Re: Rows violating Foreign key constraint exists - Mailing list pgsql-general

From Tom Lane
Subject Re: Rows violating Foreign key constraint exists
Date
Msg-id 13475.1575041005@sss.pgh.pa.us
Whole thread Raw
In response to Re: Rows violating Foreign key constraint exists  (Nandakumar M <m.nanda92@gmail.com>)
Responses Re: Rows violating Foreign key constraint exists  (Peter Geoghegan <pg@bowt.ie>)
List pgsql-general
Nandakumar M <m.nanda92@gmail.com> writes:
>> It could be that somebody disabled the triggers, but that would have to
>> be a superuser.  And I hope that people randomly disabling system triggers
>> on tables don't have superuser access to your database.

> It is unlikely that this happened.

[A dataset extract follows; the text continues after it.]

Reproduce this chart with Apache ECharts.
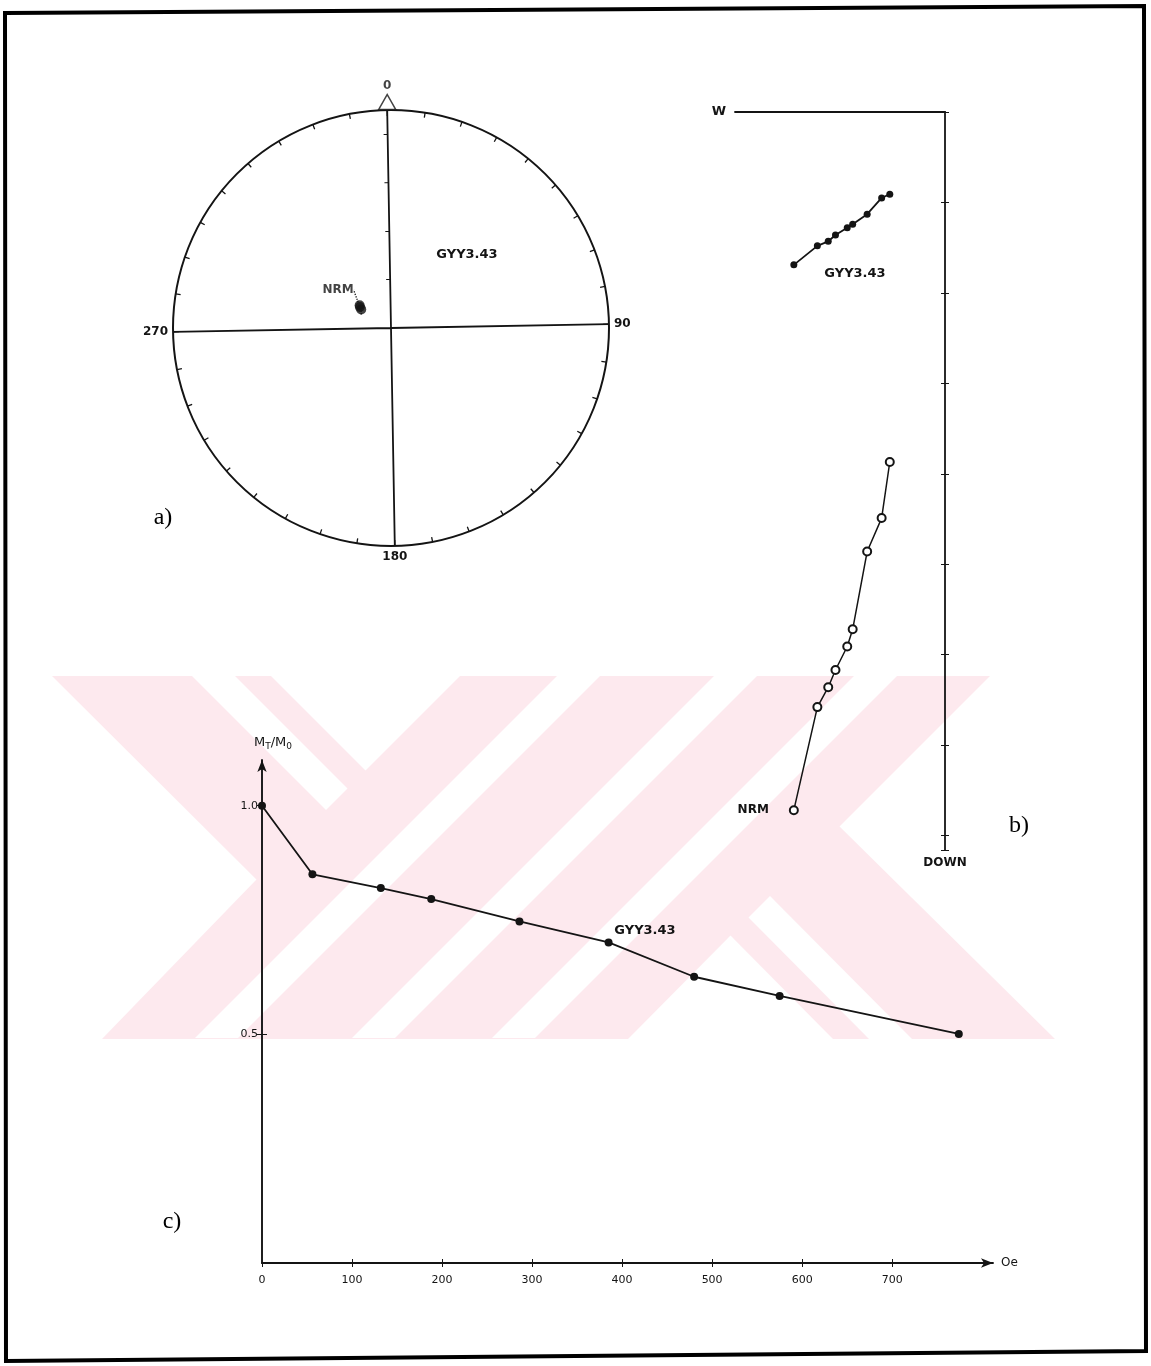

So I am assuming corruption.
> But I am able to query both the referred and referring table
> successfully without any 'missing chunk' or similar errors that
> usually indicate corruption.
> Is it possible that corruption might cause data loss like this without
> any errors?

The most likely "corruption" explanation is something wrong with the
indexes on the referenced and/or referencing column, causing rows to
not be found when referential actions should have found them.  Random
querying of the tables wouldn't necessarily expose that --- you'd need
to be sure that your queries use the questionable indexes, and maybe
even search for some of the specific rows that seem mis-indexed.